Garbage In, Garbage Out: Get Good Data for Better Impact

Want to know if what you're doing is working? You need good data for that.

Ahhh, data quality. It’s not everyone’s idea of a good time and possibly a topic boring enough to make people do something crazy, like choosing to finish their taxes instead of reviewing a data quality report. Anyone else relate?

Rest assured, though, that today we’re not talking about data definitions and coding guidelines that often find themselves stuffed in the annexes of papers and how-to PDFs.

Good quality data starts well before we need an analyst clicking away in R to twist, slice, and code our raw data into standardized, analyzable submission.

So before I completely lose you, consider this analogy from Naked Statistics:

Most statistics books assume that you are using good data, just as a cookbook assumes that you’re not using rancid meat and rotten vegetables. But even the finest recipe isn’t going to salvage a meal that begins with spoiled ingredients. So it is with statistics; no amount of fancy statistics can make up for fundamentally flawed data (p. 111).

That makes you think a little differently about that beautiful green gazpacho, right?

With that in mind—including images of questionable gazpacho—how do we get data that’s actually “good”? And how do we avoid forcing our analysts to make beautiful dishes (graphs and reports) that disguise rancid ingredients (meaningless data)?

“Good” data has of course been frameworked and workshopped over and over again, but I like these two guiding concepts to kick things off:

  • Validity—the degree to which a tool measures what it is intended to measure 
  • Reliability—the consistency and stability of a measurement across time, items, and/or raters.

You can do a deeper dive on both here, but I want to look at what this means in practical terms for our work. These things sound simple, but a lot of people still skip over them.

Before we go any farther, if you need a TL;DR: “good data” is a product of every step of your planning, design and implementation and it starts well before you set out to clean and analyze any actual data. (The foundations for good data are arguably more important than how it’s analyzed in the end.)
Practical Steps for Better Data
  1. Get an excellent understanding of what should be collected in the first place. It’s wild how many people mentally skip this step. This means having a clear theory of change or hypothesis with well thought out measures, remembering data points can change with iterative processes and feedback loops. Don’t fear a lit review to make sure you’re on the right track, because chances are peers have tried similar things. Learn from them. And don’t forget to engage stakeholders throughout these planning and review stages through things like focus groups and consensus-seeking activities.

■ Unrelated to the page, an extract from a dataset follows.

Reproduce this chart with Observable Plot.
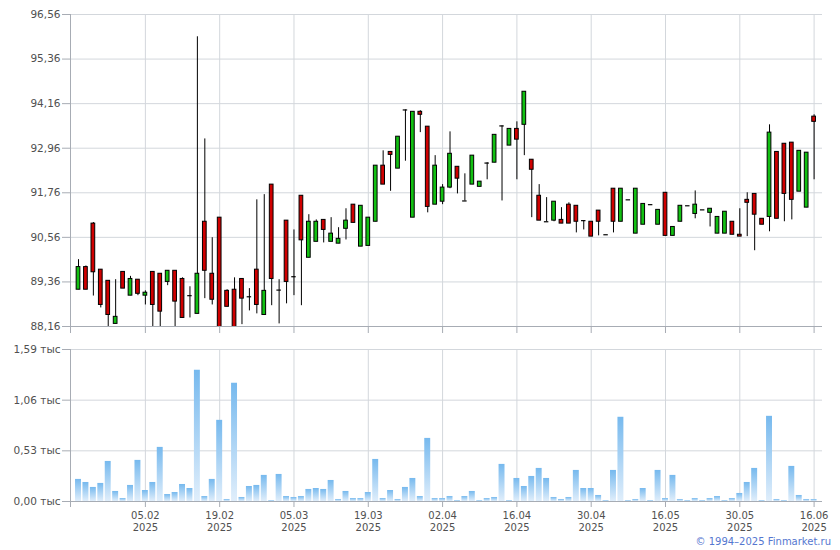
<!DOCTYPE html>
<html><head><meta charset="utf-8">
<script src="https://cdn.jsdelivr.net/npm/d3@7"></script>
<script src="https://cdn.jsdelivr.net/npm/@observablehq/plot@0.6"></script>
<style>
body{margin:0;background:#fff;}
#wrap{position:relative;width:840px;height:550px;font-family:"DejaVu Sans",Verdana,sans-serif;}
#wrap svg{display:block;}
#copy{position:absolute;right:9px;top:536px;font-size:10px;color:#5577d0;font-family:"DejaVu Sans",Verdana,sans-serif;white-space:nowrap;}
</style></head><body><div id="wrap"></div>
<script>
const opens  = [89.15,89.76,90.93,89.69,89.39,88.23,89.63,88.99,89.42,88.99,89.63,89.58,89.36,89.66,89.44,88.99,88.50,90.98,89.58,91.09,89.12,89.15,89.44,88.96,89.69,88.47,91.98,89.14,91.01,89.50,91.68,90.01,90.44,91.03,90.44,90.39,90.79,91.44,90.31,90.33,90.98,92.49,92.86,92.41,93.99,91.09,93.94,93.54,91.44,91.52,91.90,92.46,91.54,91.98,91.92,92.56,92.57,93.56,93.03,93.48,93.59,92.65,91.68,90.98,91.01,91.03,91.44,91.41,91.01,90.98,91.28,90.63,91.87,90.98,91.57,90.66,90.90,91.44,90.90,91.76,90.60,90.98,91.41,91.19,91.30,91.22,90.66,90.66,90.98,90.63,91.57,91.73,91.06,91.11,92.86,93.08,93.11,91.79,91.36,93.81];
const highs  = [89.96,89.79,90.96,89.69,89.39,89.42,89.63,89.51,89.42,89.12,89.63,89.58,89.66,89.66,89.47,89.23,95.96,93.21,90.55,91.09,89.15,89.47,89.44,89.18,91.57,91.71,91.98,89.42,91.01,90.76,91.68,91.17,91.03,91.03,91.09,90.82,91.33,91.44,91.41,91.09,92.49,92.89,92.86,93.27,93.99,93.94,93.97,93.54,92.76,91.98,93.40,92.46,92.27,92.76,92.06,92.57,93.32,93.56,93.48,93.67,94.48,92.65,91.98,91.63,91.52,91.36,91.49,91.41,91.01,90.98,91.28,90.63,91.87,91.87,91.57,91.87,91.46,91.44,91.30,91.76,90.84,91.41,91.41,91.81,91.30,91.33,91.11,91.25,90.98,91.33,91.76,91.73,91.06,93.59,92.86,93.08,93.11,92.89,92.84,93.86];
const lows   = [89.15,89.15,88.98,88.66,88.10,88.23,89.18,88.99,88.99,88.74,88.10,88.10,89.26,88.10,88.39,88.39,88.50,88.91,88.74,88.05,88.69,88.10,88.21,88.58,88.50,88.47,88.72,88.23,88.77,88.99,88.72,90.01,90.44,90.41,90.44,90.39,90.49,90.95,90.31,90.33,90.98,91.98,91.80,92.41,92.61,91.09,93.38,91.22,91.44,91.44,91.87,91.73,91.54,91.98,91.92,92.11,92.57,91.54,93.03,92.11,92.76,91.09,91.01,90.98,90.98,90.93,90.93,90.68,90.76,90.58,90.60,90.63,90.68,90.98,91.57,90.66,90.90,91.44,90.90,90.60,90.60,90.98,91.41,91.06,91.30,90.84,90.66,90.66,90.63,90.58,90.58,90.20,90.90,90.71,91.06,90.98,91.03,91.79,91.36,92.11];
const closes = [89.76,89.15,89.62,88.74,88.47,88.42,89.18,89.44,89.04,89.07,88.74,88.56,89.66,88.83,88.39,88.99,89.58,89.66,88.88,88.10,88.69,88.10,88.91,88.96,88.74,89.12,89.44,89.14,89.36,89.50,90.48,90.98,90.98,90.76,90.66,90.52,91.01,90.95,91.41,91.09,92.49,91.98,92.78,93.27,93.99,93.94,93.86,91.38,92.49,91.90,92.81,92.14,91.54,92.76,92.06,92.56,93.32,93.56,93.48,93.19,94.48,92.38,91.01,90.98,91.52,90.93,90.93,90.98,91.01,90.58,90.98,90.63,90.98,91.87,91.57,91.87,91.46,91.44,91.30,90.60,90.84,91.41,91.41,91.44,91.30,91.33,91.11,91.25,90.63,90.58,91.49,91.17,90.90,93.38,91.06,91.73,91.57,92.89,92.84,93.67];
const volumes = [0.231,0.199,0.147,0.189,0.419,0.105,0.031,0.168,0.430,0.115,0.199,0.566,0.073,0.094,0.178,0.136,1.373,0.052,0.231,0.849,0.021,1.237,0.042,0.157,0.168,0.273,0.010,0.283,0.052,0.042,0.052,0.126,0.136,0.126,0.220,0.021,0.105,0.031,0.031,0.094,0.440,0.031,0.115,0.021,0.147,0.241,0.052,0.660,0.031,0.031,0.052,0.010,0.052,0.105,0.010,0.031,0.042,0.388,0.010,0.241,0.157,0.262,0.346,0.241,0.042,0.021,0.042,0.325,0.136,0.136,0.063,0.010,0.325,0.881,0.010,0.021,0.136,0.010,0.325,0.031,0.273,0.021,0.010,0.031,0.010,0.031,0.052,0.010,0.031,0.084,0.199,0.346,0.010,0.891,0.021,0.010,0.367,0.063,0.021,0.021];
const tickIdx = [9,19,29,39,49,59,69,79,89,99];
const tickLabels = ["05.02","19.02","05.03","19.03","02.04","16.04","30.04","16.05","30.05","16.06"];
const tickYear = "2025";
const priceTicks = [88.16,89.36,90.56,91.76,92.96,94.16,95.36,96.56];
const volTicks = [0,0.53,1.06,1.59];

const data = opens.map((o,i)=>({i, open:o, high:highs[i], low:lows[i], close:closes[i], vol:volumes[i]}));
const bodies = data.filter(d=>d.open!==d.close);
const dojis = data.filter(d=>d.open===d.close);

const gridColor="#d3d7dc", axisColor="#a7acb4", textColor="#505050";
const green="#12c012", red="#d00000";
const xDomain=[-1.077, 100.13];
const fmt2 = d => d.toFixed(2).replace(".", ",");
const style = {fontFamily:"DejaVu Sans, Verdana, sans-serif", fontSize:"10.5px", color:textColor, background:"transparent", overflow:"visible"};

const price = Plot.plot({
  width:840, height:336, marginLeft:70, marginRight:18, marginTop:14, marginBottom:10,
  style,
  x:{type:"linear", domain:xDomain, label:null},
  y:{domain:[priceTicks[0], priceTicks[priceTicks.length-1]], label:null},
  marks:[
    Plot.ruleY(priceTicks.slice(1), {stroke:gridColor}),
    Plot.ruleX(tickIdx, {stroke:gridColor}),
    Plot.ruleX([xDomain[0]], {stroke:axisColor, insetBottom:-7}),
    Plot.ruleY([priceTicks[0]], {stroke:axisColor}),
    Plot.axisY({ticks:priceTicks, tickFormat:fmt2, tickSize:8, tickPadding:2, stroke:axisColor, fill:textColor, label:null}),
    Plot.axisX({ticks:tickIdx, tickFormat:()=>"", tickSize:7, stroke:axisColor, label:null}),
    Plot.ruleX(data, {x:"i", y1:"low", y2:"high", stroke:"#000", strokeWidth:1, clip:true}),
    Plot.rect(bodies, {x1:d=>d.i-0.25, x2:d=>d.i+0.25, y1:"open", y2:"close",
      fill:d=>d.close>d.open?green:red, stroke:"#000", strokeWidth:1, clip:true}),
    Plot.ruleY(dojis, {y:"open", x1:d=>d.i-0.3, x2:d=>d.i+0.3, stroke:"#000", strokeWidth:1.2, clip:true})
  ]
});

const vol = Plot.plot({
  width:840, height:214, marginLeft:70, marginRight:18, marginTop:13, marginBottom:49,
  style,
  x:{type:"linear", domain:xDomain, label:null},
  y:{domain:[volTicks[0], volTicks[volTicks.length-1]], label:null},
  marks:[
    Plot.ruleY(volTicks.slice(1), {stroke:gridColor}),
    Plot.ruleX(tickIdx, {stroke:gridColor}),
    Plot.rectY(data, {x1:d=>d.i-0.4, x2:d=>d.i+0.4, y:"vol", fill:"url(#volGrad)"}),
    Plot.ruleX([xDomain[0]], {stroke:axisColor, insetBottom:-6}),
    Plot.ruleY([0], {stroke:axisColor}),
    Plot.axisY({ticks:volTicks, tickFormat:d=>fmt2(d)+" тыс", tickSize:8, tickPadding:2, stroke:axisColor, fill:textColor, label:null}),
    Plot.axisX({ticks:tickIdx, tickFormat:d=>tickLabels[tickIdx.indexOf(d)]+"\n"+tickYear,
      tickSize:6, tickPadding:3, lineHeight:1.2, fontSize:10, stroke:axisColor, fill:textColor, label:null})
  ]
});

const defs = d3.select(vol).insert("defs", ":first-child");
const g = defs.append("linearGradient").attr("id","volGrad").attr("x1",0).attr("y1",0).attr("x2",0).attr("y2",1);
g.append("stop").attr("offset","0%").attr("stop-color","#76b9ee");
g.append("stop").attr("offset","100%").attr("stop-color","#e0eefb");

const wrap = document.getElementById("wrap");
wrap.appendChild(price);
wrap.appendChild(vol);
const copy = document.createElement("div");
copy.id = "copy";
copy.textContent = "© 1994–2025 Finmarket.ru";
wrap.appendChild(copy);
</script>
</body></html>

  2. Adapt your methods to your setting. You want meaningful data? Think about accessibility across all planes. For example:

    Do paper-based instruments make more sense than internet-connected and/or electronic ones?

    Am I seeking information from a group of people that may have difficulty reading survey questions?

    What language(s) will I need to communicate with a representative sample of all stakeholders?

  3. Do your due diligence in ensuring trust exists between your team and the group you’re seeking information from or about. It doesn’t matter what you collect if people weren’t honest or simply didn’t engage because they didn’t feel comfortable or didn’t trust the process.

  4. Don’t skimp on training for the people who will be collecting data, especially if anything is interview-based. Give these members of your team a chance to give feedback on the process and tools, and pilot as much as possible. If they aren’t comfortable with the tools then you’re not going to get great data.

  5. Plan, review, edit, review, and edit some more. Being brutally critical and unafraid to hit the delete button when something seems off is a skill and a gift. The more critical you can be in the planning and process development phase the better all the above actions will turn out.

If you’re able to incorporate the activities above then other commonly referenced data quality dimensions will better fall into place.

Think:

  • timeliness of data
  • consistency with other sources
  • completeness
  • lack of duplicity in your data set
  • (and, of course, validity and reliability)

And remember: perfect data doesn’t exist, so don’t sacrifice the good for something unattainable. Consider what you need most to answer your evaluation, QI or research questions and go for that.

One issue might be that your data set is kind of incomplete, but in my opinion, incomplete > complete garbage. 5 variables with valid and reliable data are better than 40 variables that are junk.

Once these practices have been adopted and you’ve got a solid data set, THEN you can hand it over to your analysts to clean, slice, and graph for that social media worthy final product. 

How often are you thinking about data quality in this way?